Vibe coding became popular because it names a feeling many builders recognize: you describe the thing, the agent writes code, you react, the product appears faster than it used to. There is a rush to it. A button becomes a screen. A screen becomes a flow. A flow becomes a small app. For prototypes, demos, internal tools, and first passes, that speed is not fake. It can change what one person is able to attempt.

The problem starts when people pretend the vibe is the whole craft. Software is not only the first visible version. It is also edge cases, data migration, accessibility, performance, deployment, privacy, recovery, logging, billing, support, and future edits made when you no longer remember why the first version worked.

What vibe coding is good for

Vibe coding is excellent for exploration. If you have a fuzzy idea for a calculator, landing page, dashboard, or workflow, an agent can help you make it tangible quickly. Once something exists on screen, your taste gets sharper. You can point at a section and say it feels too loud, too slow, too generic, or too confusing. That feedback is much easier than staring at a blank file.

It is also good for disposable scaffolding. You can ask an agent to sketch a UI, generate sample data, write a small parser, create a one-off migration helper, or draft tests around behavior you are still shaping. The output may not be final, but it helps you think.

For solo builders, this matters. Momentum is fragile. A tool that gets you from idea to working rough draft can be the difference between shipping and keeping another note in the backlog.

Where it breaks

Vibe coding breaks when the user stops reading. Generated code is still code. If you merge it without understanding the important parts, you have converted speed into debt. The debt may not show up immediately. It appears later as a strange bug, an impossible refactor, a security hole, or a feature that cannot be extended because nobody knows what the abstraction means.

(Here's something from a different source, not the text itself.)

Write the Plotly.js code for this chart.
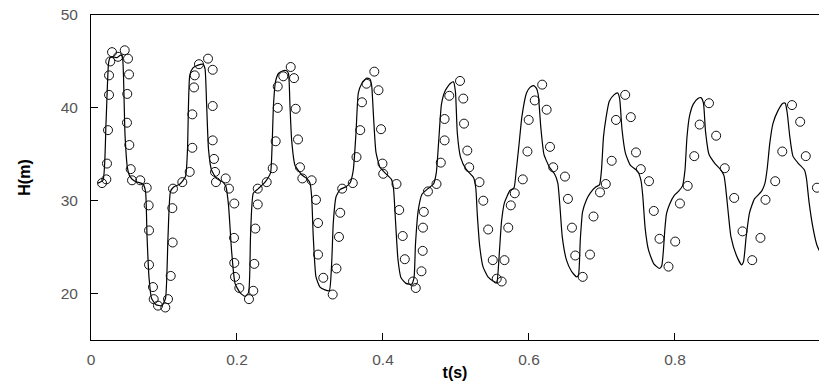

It also breaks when the prompt keeps changing direction without a clean checkpoint. Agents can follow a long chain of improvisation into a messy state: unused components, duplicate styles, inconsistent naming, and business logic scattered across the interface. The app may still look alive, but its internals become soft.

The fix is not to reject vibe coding. The fix is to add checkpoints. Prototype freely, then stop. Ask the agent to summarize the architecture. Remove dead code. Add tests for the core behavior. Rename things. Decide what is real and what was only exploratory.

The prototype tax arrives later

Every prototype borrows from the future. That is fine when you know you are borrowing. The trouble is when a prototype gets promoted to production without paying the tax. The tax is usually not dramatic. It is the hour spent figuring out why state lives in three places. The support email caused by a missing empty state. The feature request that should take twenty minutes but takes a day because the first version glued UI and logic together.

This is why the cleanup pass is not optional. After the first burst, ask the agent to identify temporary decisions: mock data, duplicated styles, unused branches, hard-coded strings, missing error handling, and assumptions about screen size or file size. Then decide which ones matter before launch. Some can wait. Some cannot.

Vibe coding works best when you are honest about the status of the work. A rough version is not a bad version. A rough version pretending to be finished is where projects get weird.

The useful version of vibe coding has two modes: loose exploration and disciplined consolidation. The trouble starts when builders never switch modes.

Vibes do not replace product thinking

A fast prototype can create false confidence. You see a working interface and assume the idea is stronger than it is. But the hardest parts of product building often sit outside the code: who needs this, how often, why now, what they currently use, how they will find it, what they will pay, and what trust you must earn.

AI can help with those questions too, but only if you ask. Before turning a vibe-coded prototype into a product, pressure-test the promise. Write the landing page. Define the user. List the uncomfortable objections. Check whether the product has a distribution path. If nobody has a reason to discover it, a beautiful prototype is still lonely.

A useful split: explore, harden, ship

Think of the work in three stages. In explore mode, speed matters most. You are allowed to be messy because you are learning what the product wants to be. In harden mode, clarity matters most. You remove clever leftovers, write tests, improve naming, check accessibility, and make the important decisions explicit. In ship mode, trust matters most. You verify links, deployment, privacy, analytics, app store text, payment behavior, and rollback options.

Most bad vibe-coded projects are not bad because the first stage happened. They are bad because the first stage never ended.

How to vibe code responsibly

  1. Use it to create a rough first version quickly.
  2. Keep the scope small enough that you can understand the result.
  3. Stop after a few iterations and ask for a cleanup pass.
  4. Add tests or manual verification before trusting the behavior.
  5. Review privacy, security, and data handling separately from the UI.
  6. Rewrite unclear parts while the context is still fresh.

The truth about vibe coding is that it is neither a joke nor a miracle. It is a new gear. Use it for motion, discovery, and creative courage. Then bring back engineering judgment before the work starts carrying real users, real money, or real trust.